**TASK DETAILS:**
Go through the listing beneath this task and return every line that carries the string "matplotlib".

**RECORDS TO USE:**
•••

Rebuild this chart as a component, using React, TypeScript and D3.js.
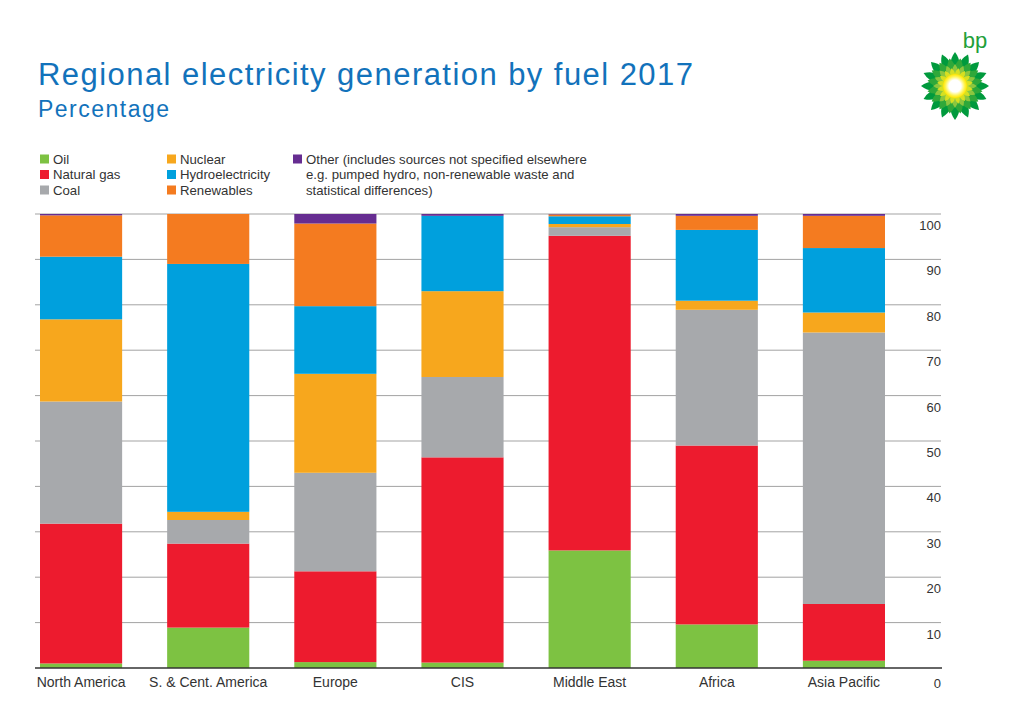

•••

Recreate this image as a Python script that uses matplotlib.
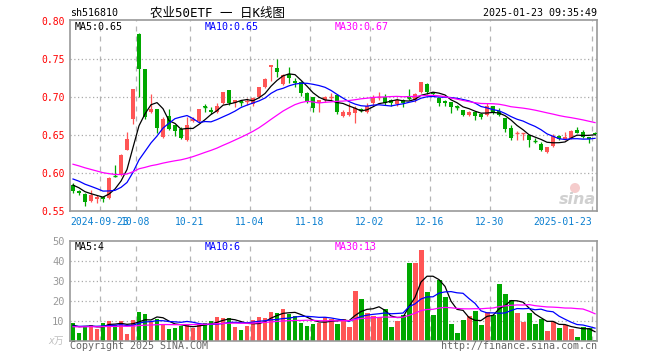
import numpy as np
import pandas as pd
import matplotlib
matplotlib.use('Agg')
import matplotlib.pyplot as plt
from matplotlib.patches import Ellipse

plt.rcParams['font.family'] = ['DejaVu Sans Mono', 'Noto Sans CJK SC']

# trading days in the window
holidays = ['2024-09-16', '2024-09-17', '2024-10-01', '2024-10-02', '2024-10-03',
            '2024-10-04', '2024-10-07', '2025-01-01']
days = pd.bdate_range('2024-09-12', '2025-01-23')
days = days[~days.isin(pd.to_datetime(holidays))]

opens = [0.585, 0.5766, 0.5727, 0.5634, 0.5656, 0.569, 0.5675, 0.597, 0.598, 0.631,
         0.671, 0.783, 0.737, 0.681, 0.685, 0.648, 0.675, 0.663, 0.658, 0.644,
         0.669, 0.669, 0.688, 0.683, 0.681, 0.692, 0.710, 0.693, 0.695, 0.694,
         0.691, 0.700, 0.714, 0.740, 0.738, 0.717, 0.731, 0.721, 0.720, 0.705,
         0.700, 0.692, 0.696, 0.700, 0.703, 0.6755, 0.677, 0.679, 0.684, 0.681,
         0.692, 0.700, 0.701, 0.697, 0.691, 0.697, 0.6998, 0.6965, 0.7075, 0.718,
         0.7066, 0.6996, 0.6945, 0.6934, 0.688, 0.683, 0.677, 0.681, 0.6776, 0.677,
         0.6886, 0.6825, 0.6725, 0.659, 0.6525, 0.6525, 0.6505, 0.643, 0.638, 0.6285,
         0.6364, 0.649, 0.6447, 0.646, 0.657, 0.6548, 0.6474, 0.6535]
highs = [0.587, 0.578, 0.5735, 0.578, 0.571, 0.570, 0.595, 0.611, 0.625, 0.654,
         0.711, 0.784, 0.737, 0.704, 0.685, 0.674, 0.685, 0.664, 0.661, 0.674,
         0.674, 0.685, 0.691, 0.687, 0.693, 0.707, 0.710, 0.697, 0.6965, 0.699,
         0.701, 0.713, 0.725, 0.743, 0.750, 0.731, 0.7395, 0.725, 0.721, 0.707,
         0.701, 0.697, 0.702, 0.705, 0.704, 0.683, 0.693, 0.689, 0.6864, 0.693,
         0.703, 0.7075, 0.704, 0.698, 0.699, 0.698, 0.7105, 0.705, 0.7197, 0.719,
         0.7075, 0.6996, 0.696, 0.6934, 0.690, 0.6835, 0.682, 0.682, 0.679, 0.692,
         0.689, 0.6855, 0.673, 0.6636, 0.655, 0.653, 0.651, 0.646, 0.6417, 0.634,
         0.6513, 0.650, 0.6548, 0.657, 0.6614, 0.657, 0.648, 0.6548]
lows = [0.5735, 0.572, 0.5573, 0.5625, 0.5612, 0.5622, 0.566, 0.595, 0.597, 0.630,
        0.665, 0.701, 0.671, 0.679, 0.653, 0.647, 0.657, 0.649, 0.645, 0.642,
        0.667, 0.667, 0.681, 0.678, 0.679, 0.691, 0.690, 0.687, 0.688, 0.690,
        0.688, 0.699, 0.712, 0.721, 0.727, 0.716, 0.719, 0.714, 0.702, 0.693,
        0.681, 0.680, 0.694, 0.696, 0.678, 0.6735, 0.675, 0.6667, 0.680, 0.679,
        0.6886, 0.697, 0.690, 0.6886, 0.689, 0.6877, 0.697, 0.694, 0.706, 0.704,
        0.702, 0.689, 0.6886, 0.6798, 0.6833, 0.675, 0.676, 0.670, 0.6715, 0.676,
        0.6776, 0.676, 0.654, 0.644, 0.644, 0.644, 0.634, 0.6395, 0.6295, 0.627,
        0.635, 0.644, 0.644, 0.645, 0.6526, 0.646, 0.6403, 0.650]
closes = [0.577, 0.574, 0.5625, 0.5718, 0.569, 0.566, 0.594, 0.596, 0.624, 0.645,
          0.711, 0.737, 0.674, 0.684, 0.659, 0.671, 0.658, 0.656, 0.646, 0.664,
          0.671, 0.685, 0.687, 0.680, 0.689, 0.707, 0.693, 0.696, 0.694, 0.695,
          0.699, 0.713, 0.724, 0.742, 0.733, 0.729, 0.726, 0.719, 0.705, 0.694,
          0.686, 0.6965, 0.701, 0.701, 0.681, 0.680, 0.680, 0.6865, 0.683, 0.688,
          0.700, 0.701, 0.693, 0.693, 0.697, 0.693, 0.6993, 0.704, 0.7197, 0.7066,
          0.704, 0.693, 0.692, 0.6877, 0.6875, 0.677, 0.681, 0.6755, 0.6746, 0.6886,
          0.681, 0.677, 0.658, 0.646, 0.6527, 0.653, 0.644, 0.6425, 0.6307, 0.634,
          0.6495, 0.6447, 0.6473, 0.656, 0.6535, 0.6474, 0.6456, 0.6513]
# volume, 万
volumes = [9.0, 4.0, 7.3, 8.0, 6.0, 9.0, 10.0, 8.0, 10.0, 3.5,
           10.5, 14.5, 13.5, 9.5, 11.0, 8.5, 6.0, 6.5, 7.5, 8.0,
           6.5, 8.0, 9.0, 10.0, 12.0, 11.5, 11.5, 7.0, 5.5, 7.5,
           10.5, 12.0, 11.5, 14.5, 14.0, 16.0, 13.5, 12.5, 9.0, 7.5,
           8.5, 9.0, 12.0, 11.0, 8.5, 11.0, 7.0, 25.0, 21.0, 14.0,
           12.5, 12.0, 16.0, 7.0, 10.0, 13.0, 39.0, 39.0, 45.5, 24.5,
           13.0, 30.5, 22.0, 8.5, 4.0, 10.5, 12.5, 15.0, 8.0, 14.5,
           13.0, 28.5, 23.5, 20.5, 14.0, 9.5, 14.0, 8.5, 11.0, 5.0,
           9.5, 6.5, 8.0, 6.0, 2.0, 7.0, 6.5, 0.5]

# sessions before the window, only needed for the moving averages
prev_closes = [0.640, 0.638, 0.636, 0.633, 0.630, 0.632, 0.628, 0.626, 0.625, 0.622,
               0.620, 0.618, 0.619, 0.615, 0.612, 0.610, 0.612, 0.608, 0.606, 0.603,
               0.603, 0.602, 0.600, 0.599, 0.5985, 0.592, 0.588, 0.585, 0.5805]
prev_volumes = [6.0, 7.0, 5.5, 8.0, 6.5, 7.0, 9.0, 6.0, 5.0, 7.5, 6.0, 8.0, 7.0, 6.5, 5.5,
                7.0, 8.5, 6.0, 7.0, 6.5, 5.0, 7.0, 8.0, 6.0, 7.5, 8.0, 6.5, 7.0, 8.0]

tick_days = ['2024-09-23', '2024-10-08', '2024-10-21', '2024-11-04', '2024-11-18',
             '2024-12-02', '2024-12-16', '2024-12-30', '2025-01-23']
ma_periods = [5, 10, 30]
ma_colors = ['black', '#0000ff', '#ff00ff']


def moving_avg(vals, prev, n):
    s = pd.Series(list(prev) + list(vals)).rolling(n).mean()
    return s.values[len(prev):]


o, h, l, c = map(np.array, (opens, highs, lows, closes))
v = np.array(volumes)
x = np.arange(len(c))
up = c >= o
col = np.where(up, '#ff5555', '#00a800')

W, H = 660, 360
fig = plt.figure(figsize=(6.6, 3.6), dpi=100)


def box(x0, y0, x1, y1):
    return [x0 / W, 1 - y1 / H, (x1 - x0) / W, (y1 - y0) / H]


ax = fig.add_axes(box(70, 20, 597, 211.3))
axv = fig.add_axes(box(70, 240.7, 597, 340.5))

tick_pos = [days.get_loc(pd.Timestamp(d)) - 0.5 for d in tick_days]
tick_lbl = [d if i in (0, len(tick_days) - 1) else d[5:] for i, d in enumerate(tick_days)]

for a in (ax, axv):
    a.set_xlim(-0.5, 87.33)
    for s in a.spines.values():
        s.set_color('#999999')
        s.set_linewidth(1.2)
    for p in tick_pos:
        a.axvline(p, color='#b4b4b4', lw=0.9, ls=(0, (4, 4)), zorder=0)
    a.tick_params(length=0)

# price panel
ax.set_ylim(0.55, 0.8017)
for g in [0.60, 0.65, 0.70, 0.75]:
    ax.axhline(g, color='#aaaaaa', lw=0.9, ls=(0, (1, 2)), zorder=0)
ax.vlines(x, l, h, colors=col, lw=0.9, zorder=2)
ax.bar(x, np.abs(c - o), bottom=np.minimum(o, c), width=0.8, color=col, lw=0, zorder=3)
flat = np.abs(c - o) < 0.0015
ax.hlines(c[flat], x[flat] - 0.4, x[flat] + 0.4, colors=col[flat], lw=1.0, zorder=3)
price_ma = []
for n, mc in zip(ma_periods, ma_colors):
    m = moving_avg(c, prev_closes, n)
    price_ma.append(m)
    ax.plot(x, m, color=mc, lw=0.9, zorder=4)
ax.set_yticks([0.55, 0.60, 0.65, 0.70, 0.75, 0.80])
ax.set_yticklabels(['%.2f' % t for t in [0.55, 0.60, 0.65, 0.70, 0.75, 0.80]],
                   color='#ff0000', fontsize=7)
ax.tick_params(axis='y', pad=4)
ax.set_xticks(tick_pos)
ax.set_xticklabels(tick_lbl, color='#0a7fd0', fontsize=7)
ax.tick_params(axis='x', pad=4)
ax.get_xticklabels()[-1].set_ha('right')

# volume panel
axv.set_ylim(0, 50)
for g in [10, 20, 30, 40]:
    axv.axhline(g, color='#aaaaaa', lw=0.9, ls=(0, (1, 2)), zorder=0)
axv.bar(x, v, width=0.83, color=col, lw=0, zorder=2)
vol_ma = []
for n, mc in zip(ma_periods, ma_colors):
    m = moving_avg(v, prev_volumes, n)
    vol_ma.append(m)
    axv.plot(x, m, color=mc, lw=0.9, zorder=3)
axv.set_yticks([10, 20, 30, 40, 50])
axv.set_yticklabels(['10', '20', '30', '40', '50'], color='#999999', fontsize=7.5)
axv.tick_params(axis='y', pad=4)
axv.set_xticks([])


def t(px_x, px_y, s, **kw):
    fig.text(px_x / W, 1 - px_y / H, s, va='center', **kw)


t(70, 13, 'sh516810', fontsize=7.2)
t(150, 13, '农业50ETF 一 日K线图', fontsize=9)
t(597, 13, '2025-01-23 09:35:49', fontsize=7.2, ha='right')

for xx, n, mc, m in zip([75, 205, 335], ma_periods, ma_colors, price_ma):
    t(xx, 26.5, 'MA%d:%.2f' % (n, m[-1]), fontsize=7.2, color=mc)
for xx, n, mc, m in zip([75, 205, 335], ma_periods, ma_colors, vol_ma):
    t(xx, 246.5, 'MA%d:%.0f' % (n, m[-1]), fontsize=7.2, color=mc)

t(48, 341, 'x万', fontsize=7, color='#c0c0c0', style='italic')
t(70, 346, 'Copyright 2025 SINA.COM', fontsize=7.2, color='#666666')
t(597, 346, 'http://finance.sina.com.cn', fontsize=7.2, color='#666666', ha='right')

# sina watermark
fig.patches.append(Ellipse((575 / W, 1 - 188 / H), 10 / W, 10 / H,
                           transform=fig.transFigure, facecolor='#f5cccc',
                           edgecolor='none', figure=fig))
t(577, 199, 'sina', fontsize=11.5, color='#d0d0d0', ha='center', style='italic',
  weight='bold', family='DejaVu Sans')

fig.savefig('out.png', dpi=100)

•••

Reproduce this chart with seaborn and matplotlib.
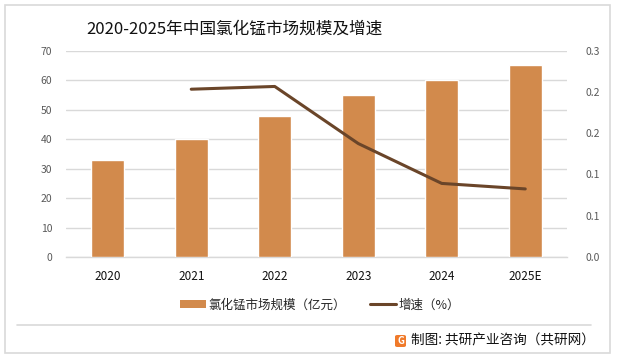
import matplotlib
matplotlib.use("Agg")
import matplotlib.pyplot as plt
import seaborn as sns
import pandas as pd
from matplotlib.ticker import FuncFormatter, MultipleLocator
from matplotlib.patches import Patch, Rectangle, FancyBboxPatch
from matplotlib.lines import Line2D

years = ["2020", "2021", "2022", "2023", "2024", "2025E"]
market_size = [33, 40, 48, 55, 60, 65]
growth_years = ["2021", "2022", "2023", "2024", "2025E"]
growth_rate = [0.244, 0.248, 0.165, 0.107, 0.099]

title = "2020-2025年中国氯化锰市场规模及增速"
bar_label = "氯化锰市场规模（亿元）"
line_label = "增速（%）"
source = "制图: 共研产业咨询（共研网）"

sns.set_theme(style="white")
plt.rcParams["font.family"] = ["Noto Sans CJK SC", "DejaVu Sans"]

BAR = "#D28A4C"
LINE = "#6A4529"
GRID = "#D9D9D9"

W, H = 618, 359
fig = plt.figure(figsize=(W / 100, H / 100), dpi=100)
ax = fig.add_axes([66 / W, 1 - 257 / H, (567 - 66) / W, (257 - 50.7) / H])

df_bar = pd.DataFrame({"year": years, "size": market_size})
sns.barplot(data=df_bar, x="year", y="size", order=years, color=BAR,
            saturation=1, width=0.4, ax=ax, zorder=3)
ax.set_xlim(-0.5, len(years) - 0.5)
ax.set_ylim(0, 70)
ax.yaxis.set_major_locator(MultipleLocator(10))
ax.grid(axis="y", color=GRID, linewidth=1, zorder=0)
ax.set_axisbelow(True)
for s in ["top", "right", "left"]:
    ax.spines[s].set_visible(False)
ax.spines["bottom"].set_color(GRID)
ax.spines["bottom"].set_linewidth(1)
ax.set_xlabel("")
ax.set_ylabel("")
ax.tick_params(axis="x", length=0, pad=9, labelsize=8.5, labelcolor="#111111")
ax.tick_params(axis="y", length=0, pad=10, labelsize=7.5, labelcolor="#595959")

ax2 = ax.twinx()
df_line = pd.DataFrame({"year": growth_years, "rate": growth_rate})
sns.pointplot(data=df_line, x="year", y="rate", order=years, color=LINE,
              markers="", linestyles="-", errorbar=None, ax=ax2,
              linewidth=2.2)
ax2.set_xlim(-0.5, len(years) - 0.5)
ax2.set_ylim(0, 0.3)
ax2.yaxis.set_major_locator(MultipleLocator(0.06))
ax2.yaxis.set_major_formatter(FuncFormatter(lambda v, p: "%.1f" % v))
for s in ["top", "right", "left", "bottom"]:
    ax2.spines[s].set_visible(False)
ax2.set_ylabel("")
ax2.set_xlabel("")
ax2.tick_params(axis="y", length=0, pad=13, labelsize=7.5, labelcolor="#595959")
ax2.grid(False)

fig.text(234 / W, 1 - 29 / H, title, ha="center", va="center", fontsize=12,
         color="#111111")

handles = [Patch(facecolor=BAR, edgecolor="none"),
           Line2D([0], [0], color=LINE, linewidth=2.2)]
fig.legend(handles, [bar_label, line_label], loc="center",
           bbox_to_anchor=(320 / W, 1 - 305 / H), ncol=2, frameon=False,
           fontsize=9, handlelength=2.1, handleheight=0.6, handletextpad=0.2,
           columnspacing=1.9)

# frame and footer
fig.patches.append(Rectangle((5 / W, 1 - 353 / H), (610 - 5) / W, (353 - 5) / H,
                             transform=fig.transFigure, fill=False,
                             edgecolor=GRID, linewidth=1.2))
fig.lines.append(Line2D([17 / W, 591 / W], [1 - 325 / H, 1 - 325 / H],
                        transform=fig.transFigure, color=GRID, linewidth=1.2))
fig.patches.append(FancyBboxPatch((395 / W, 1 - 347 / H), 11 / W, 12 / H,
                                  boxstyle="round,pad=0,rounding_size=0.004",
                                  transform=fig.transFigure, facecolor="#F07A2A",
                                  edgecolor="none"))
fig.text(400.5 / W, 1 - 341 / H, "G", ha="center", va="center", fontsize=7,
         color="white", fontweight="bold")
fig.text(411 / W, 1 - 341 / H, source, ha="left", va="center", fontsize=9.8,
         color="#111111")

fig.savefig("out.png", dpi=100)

•••

**COMPLETED TASK:**
Recreate this image as a Python script that uses matplotlib.
import matplotlib
matplotlib.use('Agg')
import matplotlib.pyplot as plt
from matplotlib.patches import Ellipse
Reproduce this chart with seaborn and matplotlib.
import matplotlib
matplotlib.use("Agg")
import matplotlib.pyplot as plt
from matplotlib.ticker import FuncFormatter, MultipleLocator
from matplotlib.patches import Patch, Rectangle, FancyBboxPatch
from matplotlib.lines import Line2D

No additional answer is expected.